A researcher at the Consortium for Migrants and Refugees SA (Cormsa), who asked to remain anonymous as she had received threats, said the xenophobic attacks appeared to be well-organised.
Messages spreading on social media and WhatsApp threatening migrants were “drafted and planned”, she added, saying the influence of the men’s hostels in the city centre needed investigating.
The attacks have overlapped with attacks on foreign truck drivers.
‘A profound problem developing in the psyche of the nation’
Paul Verryn – a Methodist Church bishop who works closely with migrants, refugees and other vulnerable people – said he was approached by truck drivers to try to mediate, adding he had asked government ministers for help.

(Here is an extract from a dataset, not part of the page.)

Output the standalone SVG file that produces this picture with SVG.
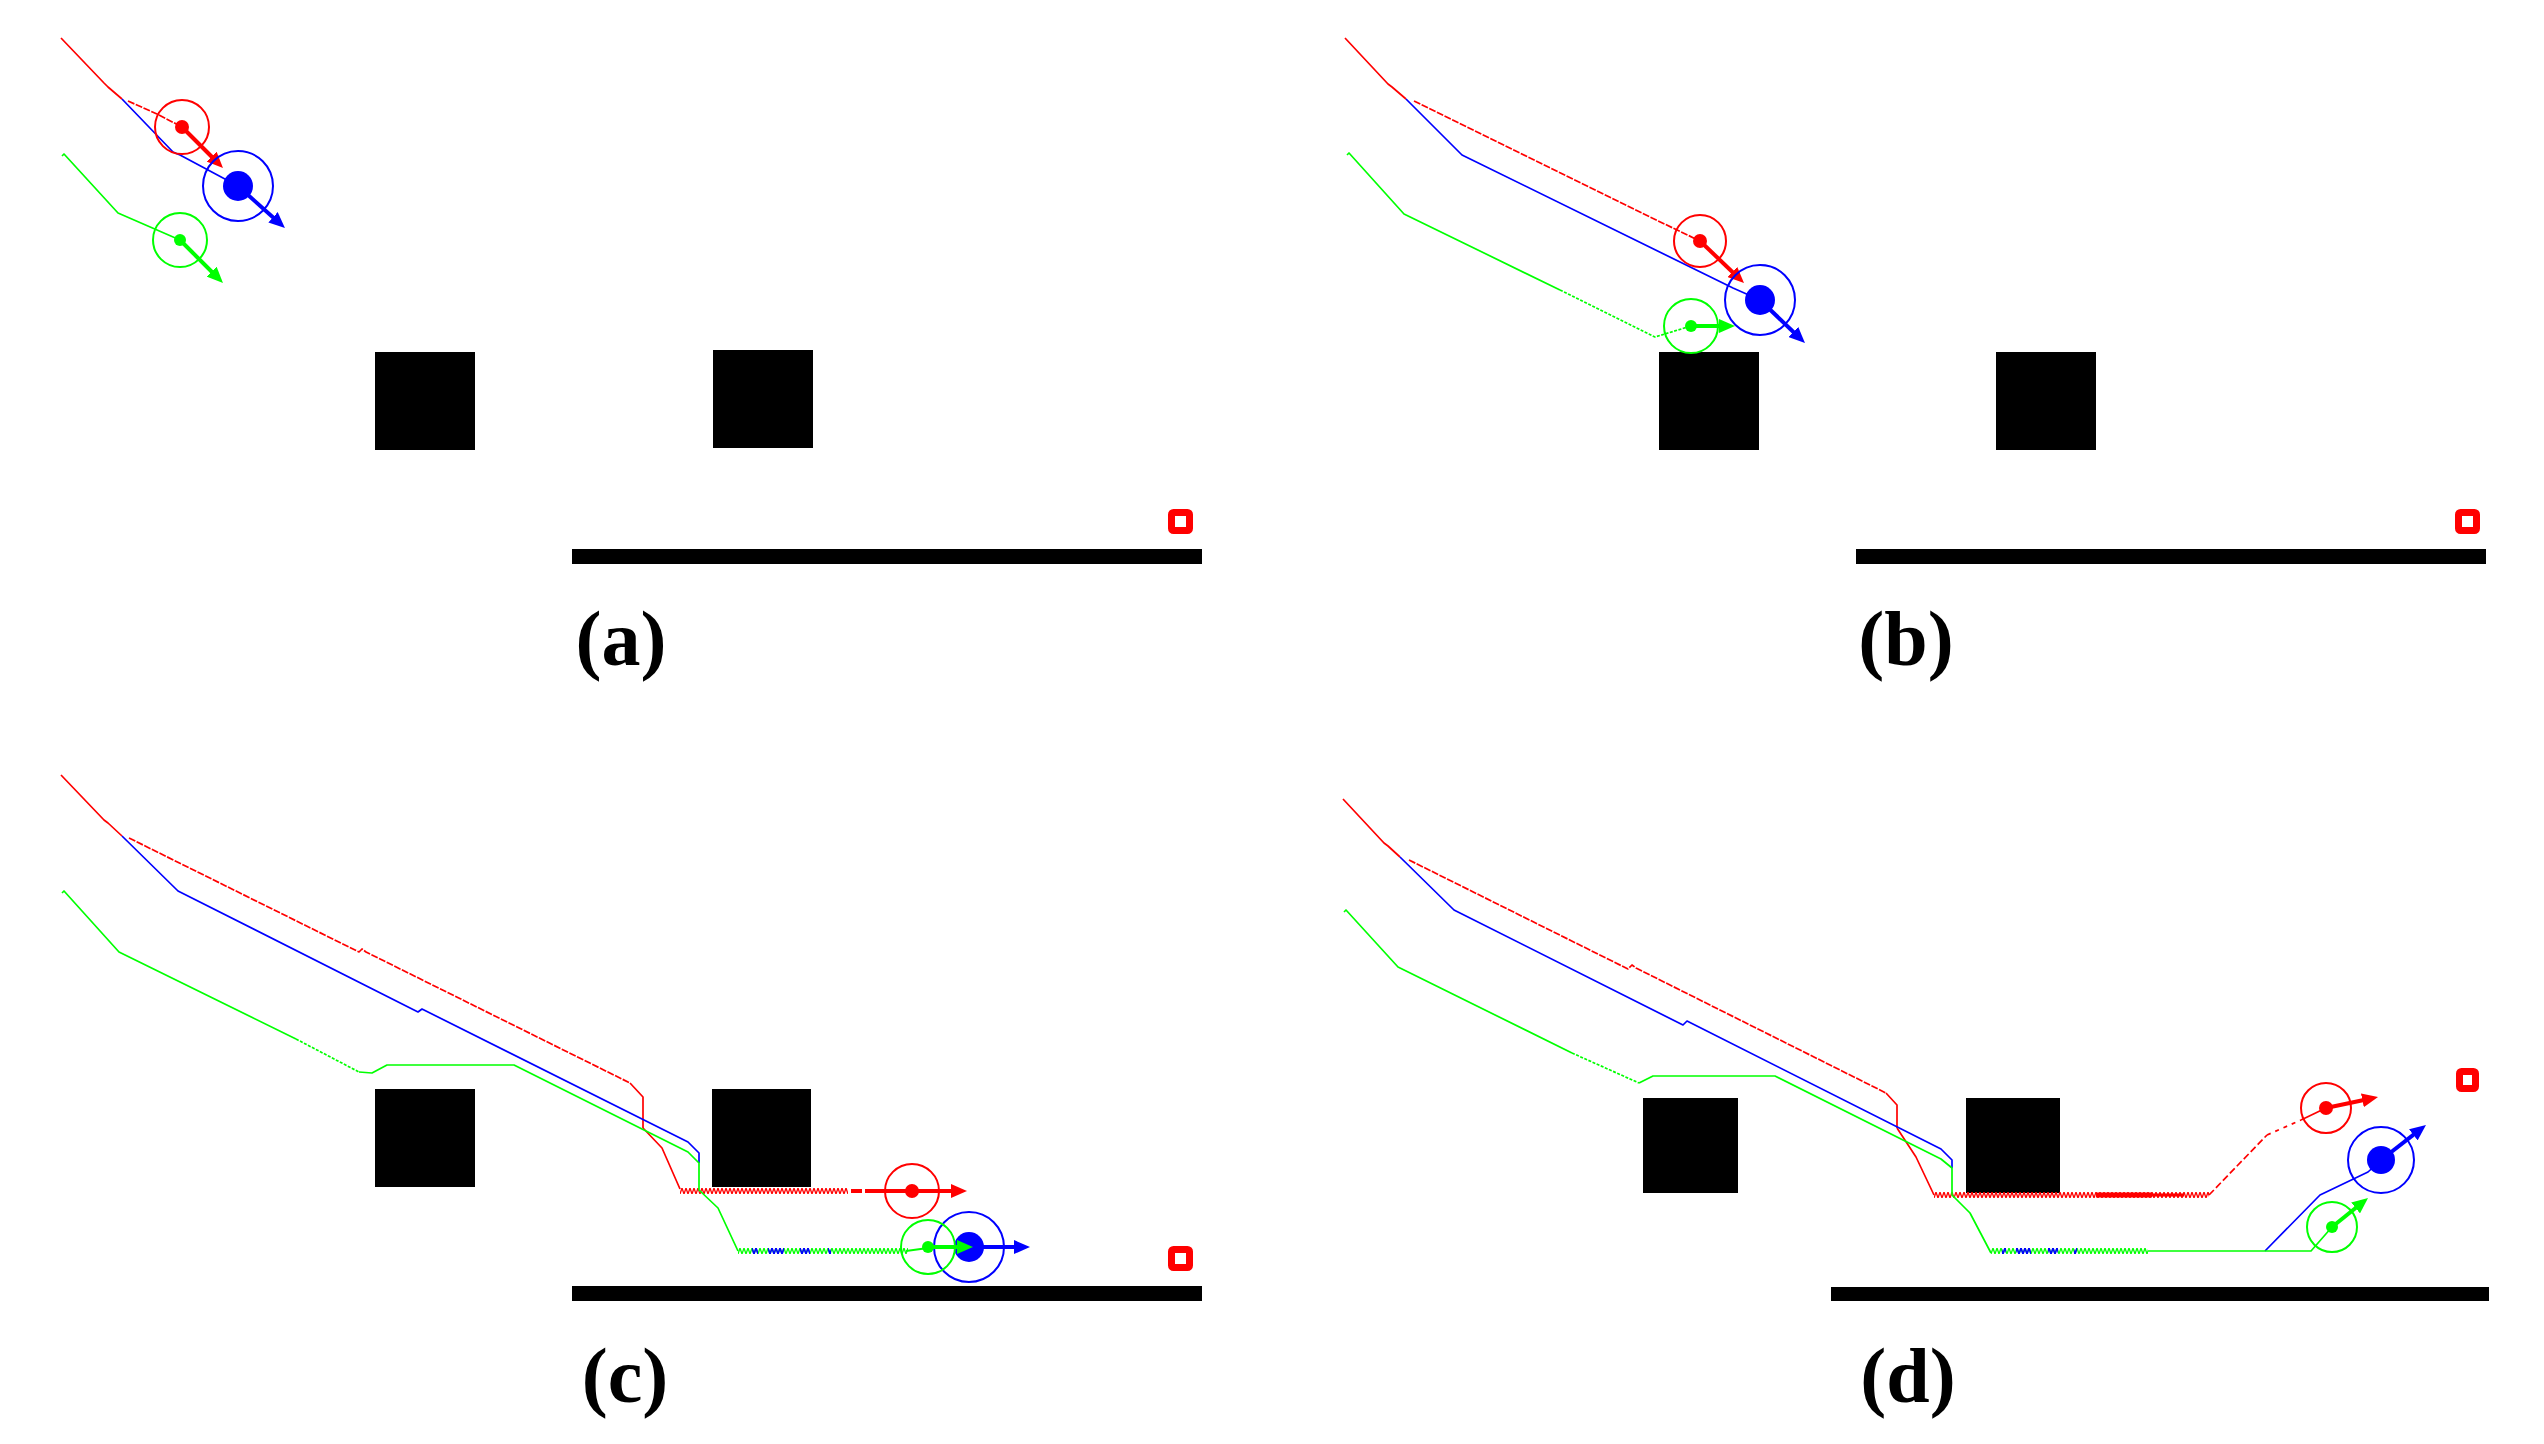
<svg xmlns="http://www.w3.org/2000/svg" width="2544" height="1444" viewBox="0 0 2544 1444">
<style>
.bg{fill:#fff}
.obs{fill:#000}
.tgt{fill:none;stroke:#f00;stroke-width:7}
.tr{fill:none;stroke-width:1.7;stroke-linejoin:round}
.r{stroke:#f00}.b{stroke:#00f}.g{stroke:#0f0}
.rd{stroke-dasharray:7 1.5}
.ring{fill:none;stroke-width:2}
.arr{stroke-width:4;fill:none}
.lbl{font-family:"Liberation Serif","Times New Roman",serif;font-weight:bold;font-size:78px;fill:#000;text-anchor:middle}
</style>
<defs>
<marker id="ahR" markerUnits="userSpaceOnUse" viewBox="0 0 16 14" markerWidth="16" markerHeight="14" refX="4" refY="7" orient="auto"><path d="M0,0 L16,7 L0,14 z" fill="#f00"/></marker>
<marker id="ahB" markerUnits="userSpaceOnUse" viewBox="0 0 16 14" markerWidth="16" markerHeight="14" refX="4" refY="7" orient="auto"><path d="M0,0 L16,7 L0,14 z" fill="#00f"/></marker>
<marker id="ahG" markerUnits="userSpaceOnUse" viewBox="0 0 16 14" markerWidth="16" markerHeight="14" refX="4" refY="7" orient="auto"><path d="M0,0 L16,7 L0,14 z" fill="#0f0"/></marker>
<pattern id="zzR" width="4" height="6" patternUnits="userSpaceOnUse"><path d="M0,6 L2,0 L4,6" fill="none" stroke="#f00" stroke-width="1.3"/></pattern>
<pattern id="zzG" width="4" height="6" patternUnits="userSpaceOnUse"><path d="M0,6 L2,0 L4,6" fill="none" stroke="#0f0" stroke-width="1.3"/></pattern>
<pattern id="zzB" width="4" height="6" patternUnits="userSpaceOnUse"><path d="M0,6 L2,0 L4,6" fill="none" stroke="#00f" stroke-width="1.6"/></pattern>
</defs>
<rect class="bg" x="0" y="0" width="2544" height="1444"/>

<!-- Panel (a) -->
<g id="panel-a">
  <rect id="a-obs1" class="obs" x="375" y="352" width="100" height="98"/>
  <rect id="a-obs2" class="obs" x="713" y="350" width="100" height="98"/>
  <rect id="a-floor" class="obs" x="572" y="549" width="630" height="15"/>
  <rect id="a-target" class="tgt" x="1171.5" y="512.5" width="18" height="18" rx="2"/>
  <g id="a-trails">
    <polyline class="tr r" points="61,38 104,83 108,87 122,99"/>
    <polyline class="tr r rd" points="128,101 157,114 182,127"/>
    <polyline class="tr b" points="122,99 173,152 180,155 238,186"/>
    <polyline class="tr g" points="62,156 64,154 118,213 180,240"/>
  </g>
  <g id="a-robot-red"><circle class="ring r" cx="182" cy="127" r="27"/><circle cx="182" cy="127" r="7" fill="#f00"/><line class="arr r" x1="182" y1="127" x2="214.5" y2="159.5" marker-end="url(#ahR)"/></g>
  <g id="a-robot-blue"><circle class="ring b" cx="238" cy="186" r="35"/><circle cx="238" cy="186" r="15" fill="#00f"/><line class="arr b" x1="238" y1="186" x2="276" y2="220" marker-end="url(#ahB)"/></g>
  <g id="a-robot-green"><circle class="ring g" cx="180" cy="240" r="27"/><circle cx="180" cy="240" r="6" fill="#0f0"/><line class="arr g" x1="180" y1="240" x2="214.5" y2="274.5" marker-end="url(#ahG)"/></g>
  <text id="a-label" class="lbl" x="621" y="665">(a)</text>
</g>

<!-- Panel (b) -->
<g id="panel-b">
  <rect id="b-obs1" class="obs" x="1659" y="352" width="100" height="98"/>
  <rect id="b-obs2" class="obs" x="1996" y="352" width="100" height="98"/>
  <rect id="b-floor" class="obs" x="1856" y="549" width="630" height="15"/>
  <rect id="b-target" class="tgt" x="2458.5" y="512.5" width="18" height="18" rx="2"/>
  <g id="b-trails">
    <polyline class="tr r" points="1345,38 1388,84 1392,87 1406,99"/>
    <polyline class="tr r rd" points="1414,101 1650,217 1700,241"/>
    <polyline class="tr b" points="1406,99 1462,155 1733,288 1760,300"/>
    <polyline class="tr g" points="1347,155 1349,153 1404,214 1560,290"/>
    <polyline class="tr g" stroke-dasharray="3 1.5" stroke-width="3" points="1560,290 1655,337 1691,326"/>
  </g>
  <g id="b-robot-red"><circle class="ring r" cx="1700" cy="241" r="26"/><circle cx="1700" cy="241" r="7" fill="#f00"/><line class="arr r" x1="1700" y1="241" x2="1735.3" y2="274.7" marker-end="url(#ahR)"/></g>
  <g id="b-robot-blue"><circle class="ring b" cx="1760" cy="300" r="35"/><circle cx="1760" cy="300" r="15" fill="#00f"/><line class="arr b" x1="1760" y1="300" x2="1796.3" y2="334.7" marker-end="url(#ahB)"/></g>
  <g id="b-robot-green"><circle class="ring g" cx="1691" cy="326" r="27"/><circle cx="1691" cy="326" r="6" fill="#0f0"/><line class="arr g" x1="1691" y1="326" x2="1723" y2="326" marker-end="url(#ahG)"/></g>
  <text id="b-label" class="lbl" x="1906" y="665">(b)</text>
</g>

<!-- Panel (c) -->
<g id="panel-c">
  <rect id="c-obs1" class="obs" x="375" y="1089" width="100" height="98"/>
  <rect id="c-obs2" class="obs" x="712" y="1089" width="99" height="98"/>
  <rect id="c-floor" class="obs" x="572" y="1286" width="630" height="15"/>
  <rect id="c-target" class="tgt" x="1171.5" y="1249.5" width="18" height="18" rx="2"/>
  <g id="c-trails">
    <polyline class="tr r" points="61,775 104,820 108,823 122,836"/>
    <polyline class="tr r rd" points="129,838 359,952 362,949 366,952 630,1083"/>
    <polyline class="tr r" stroke-width="3" points="630,1083 643,1097 643,1128"/>
    <polyline class="tr r" points="643,1128 662,1148 680,1189"/>
    <g transform="translate(680,1188)"><rect width="168" height="6" fill="url(#zzR)"/></g>
    <line class="r" stroke-width="4" x1="851" y1="1191" x2="862" y2="1191"/>
    <line class="r" stroke-width="4" x1="865" y1="1191" x2="912" y2="1191"/>
    <polyline class="tr b" points="122,836 178,891 418,1012 422,1009 688,1142 699,1153 699,1163"/>
    <polyline class="tr g" points="62,893 64,891 119,952 296,1039"/>
    <polyline class="tr g" stroke-dasharray="3 1.5" stroke-width="3" points="296,1039 359,1072"/>
    <polyline class="tr g" points="359,1072 372,1073 387,1065 514,1065 688,1152 699,1163 699,1190 718,1208 738,1251"/>
    <g transform="translate(738,1248)"><rect width="170" height="6" fill="url(#zzG)"/><rect x="14" width="6" height="6" fill="url(#zzB)"/><rect x="30" width="16" height="6" fill="url(#zzB)"/><rect x="62" width="10" height="6" fill="url(#zzB)"/><rect x="90" width="3" height="6" fill="url(#zzB)"/></g>
    <line class="g" stroke-width="2" x1="906" y1="1251" x2="928" y2="1248"/>
  </g>
  <g id="c-robot-red"><circle class="ring r" cx="912" cy="1191" r="27"/><circle cx="912" cy="1191" r="7" fill="#f00"/><line class="arr r" x1="912" y1="1191" x2="955" y2="1191" marker-end="url(#ahR)"/></g>
  <g id="c-robot-blue"><circle class="ring b" cx="969" cy="1247" r="35"/><circle cx="969" cy="1247" r="15" fill="#00f"/><line class="arr b" x1="969" y1="1247" x2="1018" y2="1247" marker-end="url(#ahB)"/></g>
  <g id="c-robot-green"><circle class="ring g" cx="928" cy="1247" r="27"/><circle cx="928" cy="1247" r="6" fill="#0f0"/><line class="arr g" x1="928" y1="1247" x2="961" y2="1247" marker-end="url(#ahG)"/></g>
  <text id="c-label" class="lbl" x="625" y="1402">(c)</text>
</g>

<!-- Panel (d) -->
<g id="panel-d">
  <rect id="d-obs1" class="obs" x="1643" y="1098" width="95" height="95"/>
  <rect id="d-obs2" class="obs" x="1966" y="1098" width="94" height="95"/>
  <rect id="d-floor" class="obs" x="1831" y="1287" width="658" height="14"/>
  <rect id="d-target" class="tgt" x="2459.5" y="1071.5" width="16" height="17" rx="2"/>
  <g id="d-trails">
    <polyline class="tr r" points="1343,799 1384,843 1388,846 1400,857"/>
    <polyline class="tr r rd" points="1409,860 1628,969 1632,965 1636,968 1886,1093"/>
    <polyline class="tr r" stroke-width="3" points="1886,1093 1897,1105 1897,1128"/>
    <polyline class="tr r" points="1897,1128 1916,1157 1934,1195"/>
    <g transform="translate(1934,1192)"><rect width="275" height="6" fill="url(#zzR)"/></g>
    <line class="r" stroke-width="5" x1="2096" y1="1195" x2="2152" y2="1195"/>
    <line class="r" stroke-width="3" x1="2152" y1="1195" x2="2184" y2="1195"/>
    <polyline class="tr r" stroke-width="4" stroke-dasharray="7 3" points="2209,1195 2267,1135"/>
    <polyline class="tr r" stroke-width="2.5" stroke-dasharray="4 5" points="2267,1135 2301,1120"/>
    <polyline class="tr r" stroke-width="3" points="2301,1120 2326,1108"/>
    <polyline class="tr b" points="1400,857 1454,910 1683,1025 1687,1021 1941,1149 1952,1160 1952,1168"/>
    <polyline class="tr b" points="2265,1251 2320,1195 2368,1172 2381,1160"/>
    <polyline class="tr g" points="1344,912 1346,910 1398,967 1572,1053"/>
    <polyline class="tr g" stroke-dasharray="3 1.5" stroke-width="3" points="1572,1053 1639,1083"/>
    <polyline class="tr g" points="1639,1083 1653,1076 1775,1076 1941,1159 1952,1168 1952,1195 1970,1213 1991,1253"/>
    <g transform="translate(1991,1248)"><rect width="157" height="6" fill="url(#zzG)"/><rect x="11" width="4" height="6" fill="url(#zzB)"/><rect x="25" width="15" height="6" fill="url(#zzB)"/><rect x="57" width="10" height="6" fill="url(#zzB)"/><rect x="83" width="3" height="6" fill="url(#zzB)"/></g>
    <polyline class="tr g" points="2148,1251 2311,1251 2332,1227"/>
  </g>
  <g id="d-robot-red"><circle class="ring r" cx="2326" cy="1108" r="25"/><circle cx="2326" cy="1108" r="7" fill="#f00"/><line class="arr r" x1="2326" y1="1108" x2="2366.3" y2="1099.5" marker-end="url(#ahR)"/></g>
  <g id="d-robot-blue"><circle class="ring b" cx="2381" cy="1160" r="33"/><circle cx="2381" cy="1160" r="14" fill="#00f"/><line class="arr b" x1="2381" y1="1160" x2="2416.5" y2="1132.4" marker-end="url(#ahB)"/></g>
  <g id="d-robot-green"><circle class="ring g" cx="2332" cy="1227" r="25"/><circle cx="2332" cy="1227" r="6" fill="#0f0"/><line class="arr g" x1="2332" y1="1227" x2="2358.7" y2="1205.5" marker-end="url(#ahG)"/></g>
  <text id="d-label" class="lbl" x="1908" y="1402">(d)</text>
</g>
</svg>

“This is one area [of violence] that we have to arrest. You can’t expect people to be incinerated in their trucks and they must just get over it.”
Verryn said there was a “profound problem developing in the psyche of the nation” – xenophobia laced with racism, that needed to be addressed systemically.
“We are not settled in terms of race and in terms of tribe,” he added, pointing to “very peculiar stuff” coming out of KwaZulu-Natal in recent weeks, linking anti-foreigner sentiment to Zulu tribalism.
“It’s something that worries me deeply. We waltzed out of apartheid, but we didn’t exorcise the ghosts of our tendency to prejudice, and to listen to prejudice.”
Verryn was bishop of the Central Methodist Church in the Johannesburg CBD when the 2008 xenophobic attacks took place.
He said the country was losing out on the positive impact on the economy made by migrants and refugees when they were forced to flee the country, as evidenced by the queues of Nigerians seeking to fly home from OR Tambo International Airport last week.
“At one time [during 2008], we had 3 500 people seeking shelter [at the church]. God only knows what potential we had sleeping on our steps.”
Verryn said creative, “visionary” leadership was needed to find ways to make inner cities more inclusive – to transform them from garish spaces with “high rises and horrible accommodation” to spaces that worked for everyone living in them.
Landau said there was no political will to fix the problem.